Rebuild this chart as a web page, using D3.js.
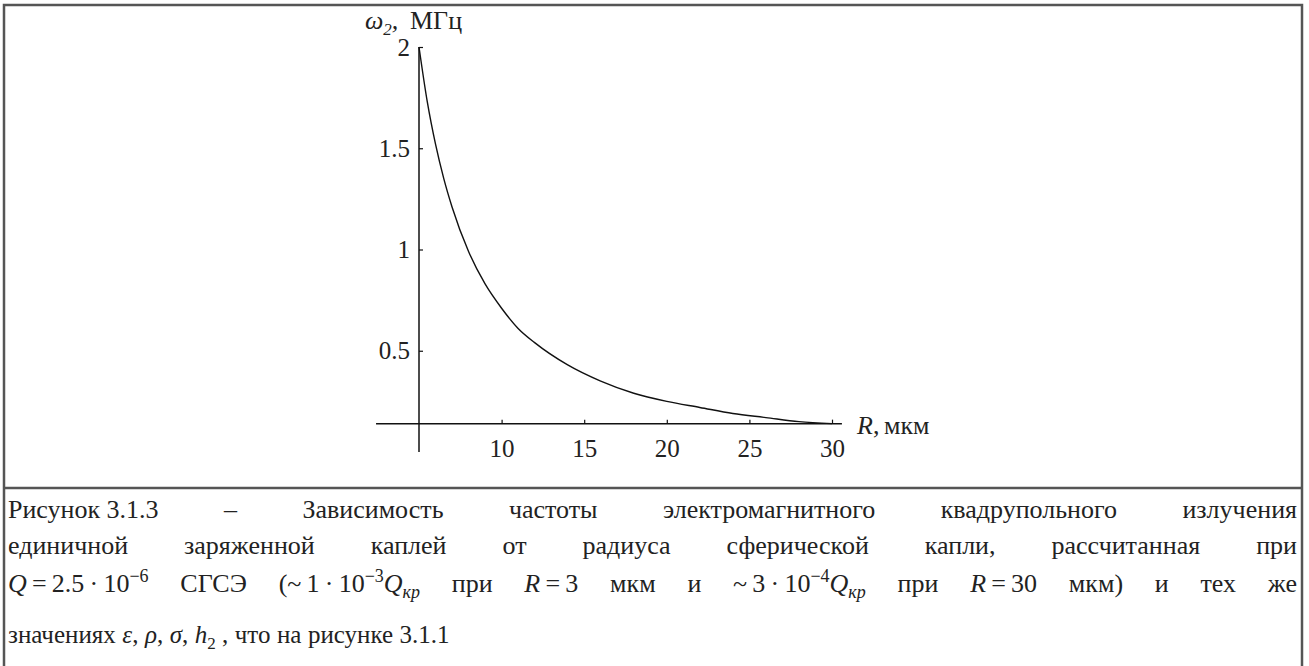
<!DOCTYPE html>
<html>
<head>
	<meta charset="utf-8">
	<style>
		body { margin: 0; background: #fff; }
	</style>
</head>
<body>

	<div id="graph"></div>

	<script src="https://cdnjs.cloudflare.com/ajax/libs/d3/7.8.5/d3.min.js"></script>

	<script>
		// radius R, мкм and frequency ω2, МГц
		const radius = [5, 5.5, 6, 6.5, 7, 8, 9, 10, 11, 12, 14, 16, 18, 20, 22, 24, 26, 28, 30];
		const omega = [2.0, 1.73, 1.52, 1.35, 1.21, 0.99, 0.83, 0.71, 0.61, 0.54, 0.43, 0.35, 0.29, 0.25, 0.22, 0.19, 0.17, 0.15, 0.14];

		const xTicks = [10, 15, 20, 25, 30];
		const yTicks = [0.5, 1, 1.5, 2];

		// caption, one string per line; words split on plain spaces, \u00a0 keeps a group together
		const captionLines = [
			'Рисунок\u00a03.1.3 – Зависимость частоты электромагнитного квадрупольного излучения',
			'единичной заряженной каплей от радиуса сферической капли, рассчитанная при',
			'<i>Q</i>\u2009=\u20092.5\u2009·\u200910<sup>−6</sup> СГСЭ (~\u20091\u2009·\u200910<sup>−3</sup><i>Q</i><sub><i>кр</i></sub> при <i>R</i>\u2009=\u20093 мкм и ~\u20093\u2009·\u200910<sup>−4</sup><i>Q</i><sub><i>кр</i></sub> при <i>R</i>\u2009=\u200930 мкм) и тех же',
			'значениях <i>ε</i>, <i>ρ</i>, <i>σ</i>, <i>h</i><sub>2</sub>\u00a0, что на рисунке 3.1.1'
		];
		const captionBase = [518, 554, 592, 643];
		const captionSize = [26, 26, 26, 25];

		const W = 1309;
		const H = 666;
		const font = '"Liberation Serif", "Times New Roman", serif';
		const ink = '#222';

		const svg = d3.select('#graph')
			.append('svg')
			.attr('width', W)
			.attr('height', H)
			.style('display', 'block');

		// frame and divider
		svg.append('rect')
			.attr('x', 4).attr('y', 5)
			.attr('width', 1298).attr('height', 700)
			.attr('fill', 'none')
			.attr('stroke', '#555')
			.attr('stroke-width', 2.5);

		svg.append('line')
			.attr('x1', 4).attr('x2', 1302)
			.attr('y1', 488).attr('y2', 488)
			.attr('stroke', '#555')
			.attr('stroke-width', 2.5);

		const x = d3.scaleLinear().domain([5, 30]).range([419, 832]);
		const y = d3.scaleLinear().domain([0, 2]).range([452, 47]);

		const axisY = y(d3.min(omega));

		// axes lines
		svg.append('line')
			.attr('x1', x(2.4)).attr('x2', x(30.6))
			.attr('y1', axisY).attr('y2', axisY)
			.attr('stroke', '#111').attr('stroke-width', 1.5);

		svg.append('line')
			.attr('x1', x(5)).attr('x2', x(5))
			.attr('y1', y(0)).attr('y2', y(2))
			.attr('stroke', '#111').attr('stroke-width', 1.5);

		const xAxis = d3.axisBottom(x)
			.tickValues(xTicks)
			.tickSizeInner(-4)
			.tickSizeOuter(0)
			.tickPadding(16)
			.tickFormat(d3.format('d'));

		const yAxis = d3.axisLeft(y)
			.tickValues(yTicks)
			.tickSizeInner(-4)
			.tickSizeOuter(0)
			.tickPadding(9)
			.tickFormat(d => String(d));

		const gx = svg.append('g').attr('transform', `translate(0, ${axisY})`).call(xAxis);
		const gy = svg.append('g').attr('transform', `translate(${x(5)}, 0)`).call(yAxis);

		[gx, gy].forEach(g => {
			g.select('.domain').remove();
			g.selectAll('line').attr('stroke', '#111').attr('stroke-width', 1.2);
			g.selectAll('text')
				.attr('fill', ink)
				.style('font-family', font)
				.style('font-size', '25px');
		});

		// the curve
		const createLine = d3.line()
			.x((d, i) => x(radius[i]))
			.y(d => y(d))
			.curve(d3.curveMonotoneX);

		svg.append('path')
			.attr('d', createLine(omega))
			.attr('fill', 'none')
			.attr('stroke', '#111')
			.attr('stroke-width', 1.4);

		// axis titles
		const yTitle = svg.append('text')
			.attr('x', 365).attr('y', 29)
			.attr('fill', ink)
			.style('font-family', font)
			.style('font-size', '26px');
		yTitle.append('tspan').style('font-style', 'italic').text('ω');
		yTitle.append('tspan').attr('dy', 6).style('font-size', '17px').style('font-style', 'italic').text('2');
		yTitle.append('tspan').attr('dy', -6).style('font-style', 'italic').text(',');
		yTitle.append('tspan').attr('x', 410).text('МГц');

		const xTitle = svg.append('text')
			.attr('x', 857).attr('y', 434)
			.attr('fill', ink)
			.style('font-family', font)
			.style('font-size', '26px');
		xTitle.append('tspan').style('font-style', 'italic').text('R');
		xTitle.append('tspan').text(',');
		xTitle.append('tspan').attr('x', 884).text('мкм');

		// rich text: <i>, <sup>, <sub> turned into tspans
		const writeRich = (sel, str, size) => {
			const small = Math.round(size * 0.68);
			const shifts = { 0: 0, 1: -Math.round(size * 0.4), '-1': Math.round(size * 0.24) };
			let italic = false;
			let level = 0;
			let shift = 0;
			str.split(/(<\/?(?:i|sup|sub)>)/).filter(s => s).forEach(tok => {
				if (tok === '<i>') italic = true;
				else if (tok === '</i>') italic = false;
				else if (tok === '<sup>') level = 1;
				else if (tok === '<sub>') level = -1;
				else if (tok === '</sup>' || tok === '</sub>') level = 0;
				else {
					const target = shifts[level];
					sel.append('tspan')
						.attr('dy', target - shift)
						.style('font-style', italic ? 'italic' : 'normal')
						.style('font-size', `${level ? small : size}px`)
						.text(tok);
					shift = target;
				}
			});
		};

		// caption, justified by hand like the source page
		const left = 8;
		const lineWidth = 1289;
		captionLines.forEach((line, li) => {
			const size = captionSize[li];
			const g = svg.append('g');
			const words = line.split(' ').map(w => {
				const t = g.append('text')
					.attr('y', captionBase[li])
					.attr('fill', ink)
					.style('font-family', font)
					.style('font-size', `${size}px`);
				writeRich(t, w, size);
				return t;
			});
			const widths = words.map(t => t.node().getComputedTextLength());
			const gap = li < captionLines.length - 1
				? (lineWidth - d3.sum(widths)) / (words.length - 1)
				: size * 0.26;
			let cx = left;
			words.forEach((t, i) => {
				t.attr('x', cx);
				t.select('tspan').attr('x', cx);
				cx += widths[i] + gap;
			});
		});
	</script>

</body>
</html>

Objective: Return a copy of every line that includes the word "page".

Response to the task:
Rebuild this chart as a web page, using D3.js.
		// caption, justified by hand like the source page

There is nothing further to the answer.